How Can Samples Describe Populations?
Introduction
A facet of modern society is the vast amount of information and knowledge that is available, communicated and accumulated. Adding to this knowledge base through research necessitates a need to organise, simplify and summarise the information, if it is to be useful.
The scientist's goal in general is to investigate and describe the implications of findings of a given problem or hypothesis. When phenomena are not of natural sciences but of a sociological character, there is debate on what serves as validation of hypothesis. It is therefore imperative for any investigation into social phenomena to consider the research methodologies used to explore subject matters and the ramifications that the subsequent results imply.
Social sciences concentrate on the interaction of people and communities in relation to the infrastructure and environment that affects them. The main information seeking tools that are used in the field of study are surveys/questionnaires and interviews. The broad scope of social sciences means that the investigation could involve a very large, scaling down to a very few, number of subjects. This is obviously dependant upon the particular study. What is common to all cases though is the need for the collected data to be accurate through being representative and reflective of the total population under investigation.
Representative refers to the fact that when investigating social phenomena, the data collected should mirror views of the whole population. Unless the investigation is focused on small populations, it is not usually possible to survey the entire population because there are often too many subjects. This leads the scientist into a dilemma; how is it possible to be completely representative in a survey without inclusion of the whole population? To try and fulfil this rudimentary and salient criterion in investigation, sampling techniques have been developed and employed.
Number of Samples
When using samples and attempting to represent the view of a designated population, it is apparent that the data acquired from one member of the population is very unlikely to lead to any conclusions. The law of averages suggests that the greater the number of samples, the more accuracy the data will have. Therefore, it is better to include as many samples as possible, but how many samples are sufficient to justify findings?
Sampling procedures that are probability based can have parameters that can quantify such measures as precision and confidence intervals that can be useful, in ascertaining the nature and character of the parameter under question in relation to the sample size.[1]
The limits on the number of samples are imposed by availability, operational and practical factors, along with the underlying nature of the study; it is clear that very focused studies such as the behavioural patterns of a select minority need far less samples then a survey monitoring the public's opinion on politics. These aspects collectively determine the number of samples that will be used in an investigation.
Sampling Process
The population used in sampling refers to the number of people that the research will most affect. The results of the investigation will therefore be general to the population under scrutiny; this is sometimes referred to as the theoretical population. For example, in researching the attitudes of smokers to other smokers, the theoretical population would be the number of people who smoke. The results of such a study will hold and be considered general to the smoking population. This particular case is of particular relevance in determining the need for sampling since the sheer number of smokers means the theoretical population is unattainable, unfeasible and impossible to survey. A sample is needed to represent the smoking population.

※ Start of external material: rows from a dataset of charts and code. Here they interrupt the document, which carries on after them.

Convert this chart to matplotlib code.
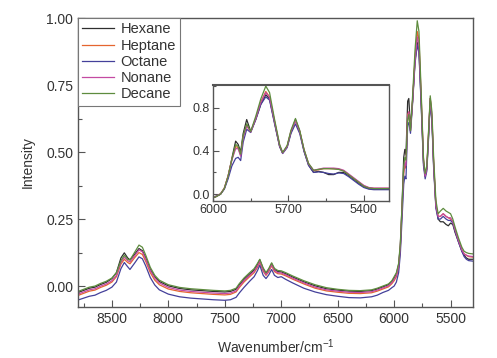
import matplotlib
matplotlib.use("Agg")
import matplotlib.pyplot as plt
from matplotlib.ticker import MultipleLocator

plt.rcParams['font.family'] = ['Liberation Sans', 'DejaVu Sans']
plt.rcParams['mathtext.fontset'] = 'custom'
plt.rcParams['mathtext.rm'] = 'Liberation Sans'
plt.rcParams['mathtext.default'] = 'rm'

names = ['Hexane', 'Heptane', 'Octane', 'Nonane', 'Decane']
colors = ['#2e2e2e', '#e5652f', '#44409a', '#c44aa2', '#5e8c3e']

# main spectrum (wavenumber, cm-1)
wn = [8800, 8750, 8700, 8650, 8600, 8550, 8500, 8460, 8420, 8390, 8360, 8340,
      8300, 8260, 8230, 8200, 8160, 8120, 8080, 8000, 7900, 7800, 7700, 7600,
      7500, 7450, 7400, 7370, 7330, 7280, 7240, 7210, 7190, 7160, 7135, 7110,
      7085, 7060, 7030, 7000, 6960, 6900, 6800, 6700, 6600, 6500, 6400, 6300,
      6200, 6150, 6100, 6050, 6020, 6000, 5980, 5960, 5945, 5930, 5915, 5905,
      5895, 5880, 5870, 5855, 5835, 5815, 5795, 5780, 5760, 5740, 5725, 5710,
      5695, 5680, 5665, 5650, 5630, 5610, 5590, 5565, 5540, 5520, 5500, 5480,
      5460, 5430, 5400, 5380, 5360, 5340, 5300]

hexane = [-.024, -.016, -.008, -.004, .006, .014, .028, .050, .105, .124, .105, .098,
          .118, .140, .132, .105, .062, .034, .017, .001, -.009, -.014, -.017, -.020,
          -.022, -.020, -.012, .005, .025, .045, .060, .080, .098, .064, .047, .062,
          .084, .062, .054, .053, .046, .034, .016, .001, -.010, -.015, -.019, -.020,
          -.017, -.011, -.003, .005, .017, .030, .045, .080, .150, .300, .480, .510,
          .490, .690, .700, .590, .700, .840, .910, .880, .680, .460, .410, .440,
          .560, .700, .620, .450, .300, .250, .240, .240, .230, .225, .235, .230,
          .200, .165, .130, .115, .105, .100, .100]

heptane = [-.035, -.027, -.019, -.015, -.005, .003, .015, .035, .082, .100, .088, .083,
           .105, .125, .118, .092, .050, .022, .005, -.011, -.020, -.025, -.028, -.031,
           -.033, -.031, -.022, -.005, .015, .035, .050, .070, .088, .056, .040, .054,
           .076, .054, .046, .045, .038, .026, .008, -.008, -.018, -.023, -.027, -.028,
           -.025, -.019, -.011, -.003, .009, .020, .035, .070, .140, .280, .420, .450,
           .440, .640, .650, .580, .700, .850, .950, .920, .700, .470, .410, .440,
           .570, .700, .630, .460, .300, .260, .260, .270, .260, .255, .250, .240,
           .210, .170, .135, .120, .115, .110, .108]

octane = [-.052, -.045, -.038, -.034, -.024, -.016, -.004, .015, .065, .088, .072, .062,
          .085, .109, .102, .075, .032, .004, -.014, -.030, -.040, -.045, -.048, -.051,
          -.053, -.051, -.042, -.025, -.005, .018, .035, .058, .078, .040, .028, .042,
          .062, .040, .032, .035, .025, .012, -.008, -.022, -.032, -.038, -.043, -.044,
          -.040, -.034, -.024, -.016, -.006, .000, .015, .050, .120, .250, .380, .410,
          .400, .600, .610, .570, .690, .830, .900, .870, .670, .450, .400, .430,
          .550, .690, .610, .440, .290, .250, .250, .260, .250, .245, .245, .235,
          .205, .165, .130, .110, .100, .095, .093]

nonane = [-.030, -.022, -.014, -.010, .000, .008, .020, .040, .088, .108, .095, .090,
          .112, .135, .128, .100, .058, .030, .012, -.005, -.015, -.020, -.023, -.026,
          -.028, -.026, -.018, .000, .020, .040, .055, .075, .093, .060, .043, .058,
          .080, .058, .050, .049, .042, .030, .012, -.004, -.014, -.019, -.023, -.024,
          -.021, -.015, -.007, .001, .013, .025, .040, .075, .150, .290, .430, .460,
          .450, .630, .650, .580, .700, .840, .930, .900, .700, .470, .410, .440,
          .570, .700, .630, .460, .300, .260, .260, .270, .260, .255, .255, .240,
          .210, .170, .135, .120, .115, .112, .110]

decane = [-.020, -.012, -.004, .000, .010, .018, .030, .050, .095, .115, .100, .097,
          .125, .153, .145, .115, .070, .040, .022, .005, -.005, -.010, -.013, -.016,
          -.018, -.016, -.008, .010, .030, .050, .065, .085, .100, .068, .050, .066,
          .087, .066, .058, .057, .050, .038, .020, .005, -.006, -.012, -.016, -.017,
          -.014, -.008, .000, .008, .020, .035, .050, .085, .160, .300, .450, .480,
          .470, .620, .640, .580, .720, .880, .990, .950, .720, .480, .420, .450,
          .580, .710, .650, .480, .320, .270, .280, .290, .280, .275, .270, .250,
          .220, .180, .145, .130, .125, .122, .120]

# inset (6000-5300 cm-1)
wn_in = [6000, 5990, 5970, 5955, 5940, 5925, 5910, 5900, 5890, 5880, 5866, 5850,
         5830, 5810, 5790, 5775, 5755, 5735, 5723, 5705, 5690, 5672, 5655, 5638,
         5620, 5600, 5580, 5560, 5540, 5520, 5500, 5480, 5460, 5440, 5420, 5400,
         5380, 5360, 5330, 5300]

hexane_in = [-.035, -.028, -.002, .050, .160, .330, .490, .460, .390, .560, .690, .580,
             .690, .830, .920, .880, .660, .440, .380, .440, .570, .690, .580, .400,
             .270, .200, .210, .200, .180, .180, .200, .200, .170, .135, .100, .068,
             .050, .045, .045, .045]

heptane_in = [-.030, -.024, .002, .055, .170, .320, .440, .430, .360, .530, .640, .575,
              .700, .850, .950, .900, .670, .450, .380, .440, .580, .680, .580, .410,
              .280, .215, .225, .235, .235, .235, .230, .215, .180, .145, .110, .075,
              .058, .052, .052, .052]

octane_in = [-.028, -.022, .000, .045, .140, .260, .330, .340, .310, .480, .600, .570,
             .690, .830, .900, .870, .650, .440, .375, .430, .560, .650, .560, .395,
             .265, .200, .205, .200, .190, .185, .195, .190, .160, .125, .090, .060,
             .045, .040, .040, .040]

nonane_in = [-.030, -.024, .000, .052, .165, .315, .420, .420, .350, .520, .630, .575,
             .700, .850, .940, .895, .670, .450, .380, .440, .580, .680, .580, .410,
             .280, .220, .230, .240, .240, .240, .235, .220, .185, .150, .115, .080,
             .060, .055, .055, .055]

decane_in = [-.032, -.026, -.001, .052, .165, .320, .460, .440, .370, .540, .650, .580,
             .720, .880, 1.000, .940, .690, .460, .385, .450, .590, .700, .590, .415,
             .285, .220, .228, .235, .235, .232, .228, .212, .178, .142, .108, .072,
             .055, .050, .050, .050]

main_series = [hexane, heptane, octane, nonane, decane]
inset_series = [hexane_in, heptane_in, octane_in, nonane_in, decane_in]

fig = plt.figure(figsize=(4.97, 3.58), dpi=100)
ax = fig.add_axes([0.157, 0.1425, 0.795, 0.807])

for name, color, y in zip(names, colors, main_series):
    ax.plot(wn, y, color=color, lw=0.9, label=name)

ax.set_xlim(8800, 5300)
ax.set_ylim(-0.078, 1.0)
ax.xaxis.set_major_locator(MultipleLocator(500))
ax.xaxis.set_minor_locator(MultipleLocator(250))
ax.yaxis.set_major_locator(MultipleLocator(0.25))
ax.yaxis.set_minor_locator(MultipleLocator(0.125))
ax.yaxis.set_major_formatter(plt.FormatStrFormatter('%.2f'))
ax.tick_params(which='both', direction='in', colors='#555555',
               labelcolor='#333333', labelsize=10)
ax.tick_params(which='major', length=5, width=0.8)
ax.tick_params(which='minor', length=3, width=0.8)
for sp in ax.spines.values():
    sp.set_color('#555555')
    sp.set_linewidth(1.0)

ax.set_xlabel('Wavenumber/cm$^{-1}$', fontsize=10, color='#333333', labelpad=8)
ax.set_ylabel('Intensity', fontsize=10, color='#333333', labelpad=8)

leg = ax.legend(loc='upper left', borderaxespad=0, fancybox=False,
                framealpha=1, edgecolor='#777777', fontsize=10.5,
                handlelength=2.2, labelspacing=0.15, borderpad=0.3,
                handletextpad=0.4)
leg.get_frame().set_linewidth(0.8)
for t in leg.get_texts():
    t.set_color('#333333')

ins = fig.add_axes([0.4286, 0.4385, 0.354, 0.324])
for color, y in zip(colors, inset_series):
    ins.plot(wn_in, y, color=color, lw=0.9)
ins.set_xlim(6000, 5300)
ins.set_ylim(-0.065, 1.01)
ins.xaxis.set_major_locator(MultipleLocator(300))
ins.xaxis.set_minor_locator(MultipleLocator(150))
ins.yaxis.set_major_locator(MultipleLocator(0.4))
ins.yaxis.set_minor_locator(MultipleLocator(0.2))
ins.tick_params(which='both', direction='in', colors='#555555',
                labelcolor='#333333', labelsize=9, pad=2)
ins.tick_params(which='major', length=4, width=0.8)
ins.tick_params(which='minor', length=2, width=0.8)
for sp in ins.spines.values():
    sp.set_color('#555555')
    sp.set_linewidth(1.0)
ins.spines['top'].set_linewidth(1.5)

fig.savefig('out.png', dpi=100)
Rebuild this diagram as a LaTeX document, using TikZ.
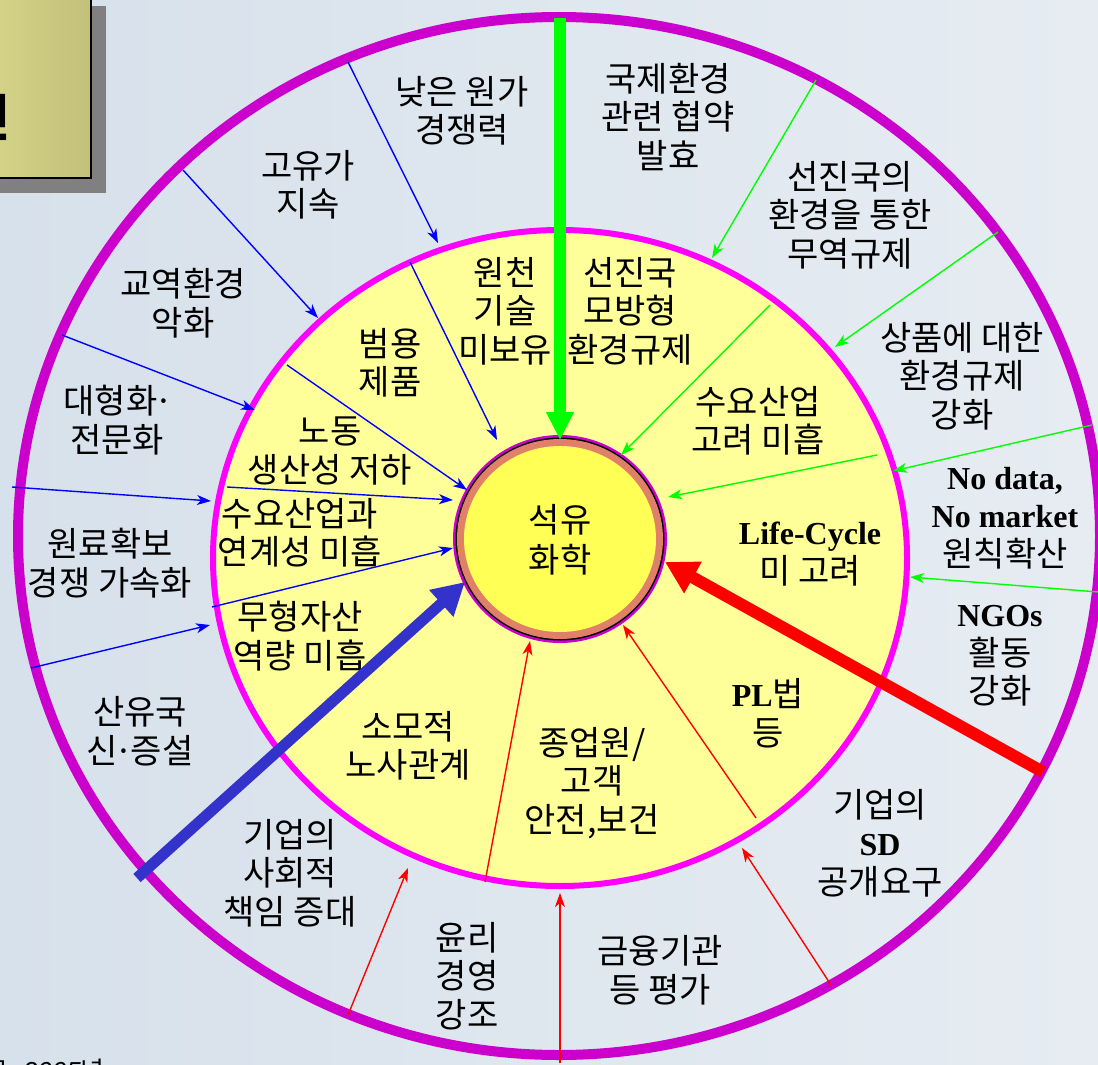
\documentclass[tikz,border=0pt]{standalone}
\usepackage{fontspec}
\setmainfont{Liberation Serif}
\newfontfamily\kr{Noto Sans CJK KR}
\newfontfamily\lsans{Liberation Sans}
\usetikzlibrary{arrows.meta}
\definecolor{bgL}{HTML}{D7E1EB}
\definecolor{bgR}{HTML}{E6ECF2}
\definecolor{ringO}{HTML}{CC00CC}
\definecolor{ringI}{HTML}{FF00FF}
\definecolor{inY}{HTML}{FFFF99}
\definecolor{coreY}{HTML}{FFFF55}
\definecolor{coral}{HTML}{E08068}
\definecolor{khakiL}{HTML}{D6D488}
\definecolor{khakiR}{HTML}{C2C07A}
\definecolor{thickblue}{HTML}{3333CC}
\newcommand\EngB[1]{{\rmfamily\bfseries\fontsize{32}{38.5}\selectfont #1}}
\newcommand\mdot{\kern-3pt·\kern-3pt}
\begin{document}
\begin{tikzpicture}[x=1pt,y=-1pt,
  lbl/.style={align=center, inner sep=0pt, font=\kr\fontsize{34}{38.5}\selectfont},
  thinarrow/.style={line width=1.4pt, -{Stealth[length=14pt,width=10pt,inset=4pt]}},
  blueA/.style={thinarrow, draw=blue},
  greenA/.style={thinarrow, draw=green},
  redA/.style={thinarrow, draw=red},
  thickA/.style={line width=12pt, -{Triangle[length=32pt,width=34pt]}}
]
\useasboundingbox (0,0) rectangle (1098,1065);
\shade[left color=bgL, right color=bgR] (0,0) rectangle (1098,1065);

% title box (cut off)
\fill[gray] (-10,6) rectangle (106,193);
\draw[line width=2pt, left color=khakiL, right color=khakiR] (-10,-10) rectangle (91,178);
\node[anchor=base east, inner sep=0pt, font=\kr\bfseries\fontsize{50}{50}\selectfont] (ttl) at (10.5,136) {인};

% rings
\draw[ringO, line width=10pt] (559,536) ellipse [x radius=541pt, y radius=519pt];
\draw[ringI, line width=6pt, fill=inY] (560,558) ellipse [x radius=347pt, y radius=328pt];

% center
\fill[ringO] (560,539) ellipse [x radius=107pt, y radius=104pt];
\fill[black] (560,539) ellipse [x radius=104.5pt, y radius=101.5pt];
\fill[coral] (560,539) ellipse [x radius=103pt, y radius=100pt];
\fill[coreY] (560,539) ellipse [x radius=96pt, y radius=93pt];
\node[lbl, font=\kr\fontsize{34}{40}\selectfont] (core) at (560,540) {석유\\화학};

% outer labels
\node[lbl] (tG) at (117,420) {대형화\mdot\\전문화};
\node[lbl] (tA) at (462,111) {낮은 원가\\경쟁력};
\node[lbl] (tB) at (668,117) {국제환경\\관련 협약\\발효};
\node[lbl] (tC) at (308,185) {고유가\\지속};
\node[lbl] (tD) at (850,215) {선진국의\\환경을 통한\\무역규제};
\node[lbl] (tE) at (183,303) {교역환경\\악화};
\node[lbl] (tF) at (962,376) {상품에 대한\\환경규제\\강화};
\node[lbl] (tH) at (1005,518) {\EngB{No data,}\\\EngB{No market}\\원칙확산};
\node[lbl] (tI) at (110,563) {원료확보\\경쟁 가속화};
\node[lbl] (tJ) at (1000,656) {\EngB{NGOs}\\활동\\강화};
\node[lbl] (tK) at (140,731) {산유국\\신\mdot 증설};
\node[lbl] (tL) at (880,843) {기업의\\\EngB{SD}\\공개요구};
\node[lbl] (tM) at (290,873) {기업의\\사회적\\책임 증대};
\node[lbl] (tN) at (467,976) {윤리\\경영\\강조};
\node[lbl] (tO) at (660,970) {금융기관\\등 평가};

% inner labels
\node[lbl] (tP) at (505,311) {원천\\기술\\미보유};
\node[lbl] (tQ) at (630,311) {선진국\\모방형\\환경규제};
\node[lbl] (tR) at (390,363) {범용\\제품};
\node[lbl] (tS) at (758,421) {수요산업\\고려 미흡};
\node[lbl] (tT) at (330,451) {노동\\생산성 저하};
\node[lbl] (tU) at (810,554) {\EngB{Life-Cycle}\\미 고려};
\node[lbl] (tV) at (300,533) {수요산업과\\연계성 미흡};
\node[lbl] (tW) at (300,636) {무형자산\\역량 미흡};
\node[lbl] (tX) at (768,713) {\EngB{PL}법\\등};
\node[lbl] (tY) at (408,746) {소모적\\노사관계};
\node[lbl] (tZ) at (592,783) {종업원/\\고객\\안전,보건};

% source (cut off)
\node[anchor=north west, inner sep=0pt, font=\kr\fontsize{26}{30}\selectfont] (src) at (-40,1059) {자료: {\lsans\itshape 2005}년};

% endpoints
\coordinate (b1s) at (348,62);  \coordinate (b1e) at (438,243);
\coordinate (b2s) at (410,262); \coordinate (b2e) at (497,440);
\coordinate (b3s) at (183,170); \coordinate (b3e) at (318,318);
\coordinate (b4s) at (287,365); \coordinate (b4e) at (467,490);
\coordinate (b5s) at (62,335);  \coordinate (b5e) at (255,410);
\coordinate (b6s) at (12,487);  \coordinate (b6e) at (211,501);
\coordinate (b7s) at (227,487); \coordinate (b7e) at (453,500);
\coordinate (b8s) at (212,607); \coordinate (b8e) at (453,548);
\coordinate (b9s) at (31,668);  \coordinate (b9e) at (210,625);
\coordinate (g1s) at (816,80);  \coordinate (g1e) at (712,258);
\coordinate (g2s) at (770,305); \coordinate (g2e) at (621,455);
\coordinate (g3s) at (998,232); \coordinate (g3e) at (835,347);
\coordinate (g4s) at (877,455); \coordinate (g4e) at (668,497);
\coordinate (g5s) at (1092,425); \coordinate (g5e) at (893,471);
\coordinate (g6s) at (1098,592); \coordinate (g6e) at (910,577);
\coordinate (r1s) at (348,1015); \coordinate (r1e) at (408,868);
\coordinate (r2s) at (485,882); \coordinate (r2e) at (530,641);
\coordinate (r3s) at (560,1063); \coordinate (r3e) at (560,893);
\coordinate (r4s) at (756,818); \coordinate (r4e) at (623,625);
\coordinate (r5s) at (831,985); \coordinate (r5e) at (742,848);
\coordinate (Gs) at (560,18);   \coordinate (Ge) at (560,440);
\coordinate (Bs) at (137,878);  \coordinate (Be) at (465,582);
\coordinate (Rs) at (1043,772); \coordinate (Re) at (665,562);

\foreach \a in {b1,b2,b3,b4,b5,b6,b7,b8,b9} \draw[blueA] (\a s) -- (\a e);
\foreach \a in {g1,g2,g3,g4,g5,g6} \draw[greenA] (\a s) -- (\a e);
\foreach \a in {r1,r2,r3,r4,r5} \draw[redA] (\a s) -- (\a e);

\draw[draw=green, fill=green, line width=12pt, -{Triangle[length=28pt,width=26pt]}] (Gs) -- (Ge);
\draw[thickA, draw=thickblue, fill=thickblue, line width=11pt] (Bs) -- (Be);
\draw[thickA, draw=red, fill=red] (Rs) -- (Re);
\end{tikzpicture}
\end{document}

It is necessary to estimate the number of subjects that can be accessed; these are the subjects that can potentially partake in the study. This is referred to as the study population. A complete list is made of the study population, this is known as the sampling frame. [2]
Finally, the sample is taken from the sampling frame. The selection in the sampling is an important step in preserving the quality, integrity and most importantly, the representation of the sample in relation to the theoretical population. The sample is the group of people who you select to ...
This is a preview of the whole essay
It is necessary to estimate the number of subjects that can be accessed; these are the subjects that can potentially partake in the study. This is referred to as the study population. A complete list is made of the study population, this is known as the sampling frame. [2]
Finally, the sample is taken from the sampling frame. The selection in the sampling is an important step in preserving the quality, integrity and most importantly, the representation of the sample in relation to the theoretical population. The sample is the group of people who you select to be in the study. Figure 1 below outlines these ideas.
Figure 1. Summary of general sampling procedure [2]
At this point, it should be clear that progressing from each step in figure 1 has the potential for introducing systematic error or bias. However, the thrust of this essay will be on the step taken to select the final sample.
Types of Sampling
The aim of the sampling process is to draw a sample that is a true representation of the theoretical population; this brings results that are both relevant and accurate. Samples can be selected in one of two broad categories; probability or non-probability samples.
Probability Sampling
A probability sampling method is a class of sampling that utilises some form of random selection. In order to attain a random selection some mechanism ensures that each subject in the sample frame has an equal probability of being chosen as the rest of the population. Random selection can be as simple as picking a name out of a hat, or choosing the short straw. However, software algorithms are often used for this process. [2]
There are four main probability-sampling techniques:
-Simple Random Sampling: approach used where each case should have an equal chance of being included in the sample. Simple random sampling is not the most statistically efficient method of sampling and it occurs, because of probability permutations, that subgroups are not statistically correspondent and therefore the data is rendered unrepresentative.[2]
-Systematic Random Sampling: this technique involves taking every kth member (e.g. if K=4, take 4th,8th,12th etc) of the sampling frame. Obviously, the number of samples decided upon, along with the sampling frame size, dictates the value of 'k'. A random number between zero and k is selected first; this is the first member of the sample and the starting point, the samples are then taken from the sampling frame by continually adding 'k' to this initial value
It is essential that the sampling frame be randomly ordered, at least with respect to the characteristics that are measured. This method of sampling is employed because it is relatively simple and straightforward. It also only needs the generation of one random number.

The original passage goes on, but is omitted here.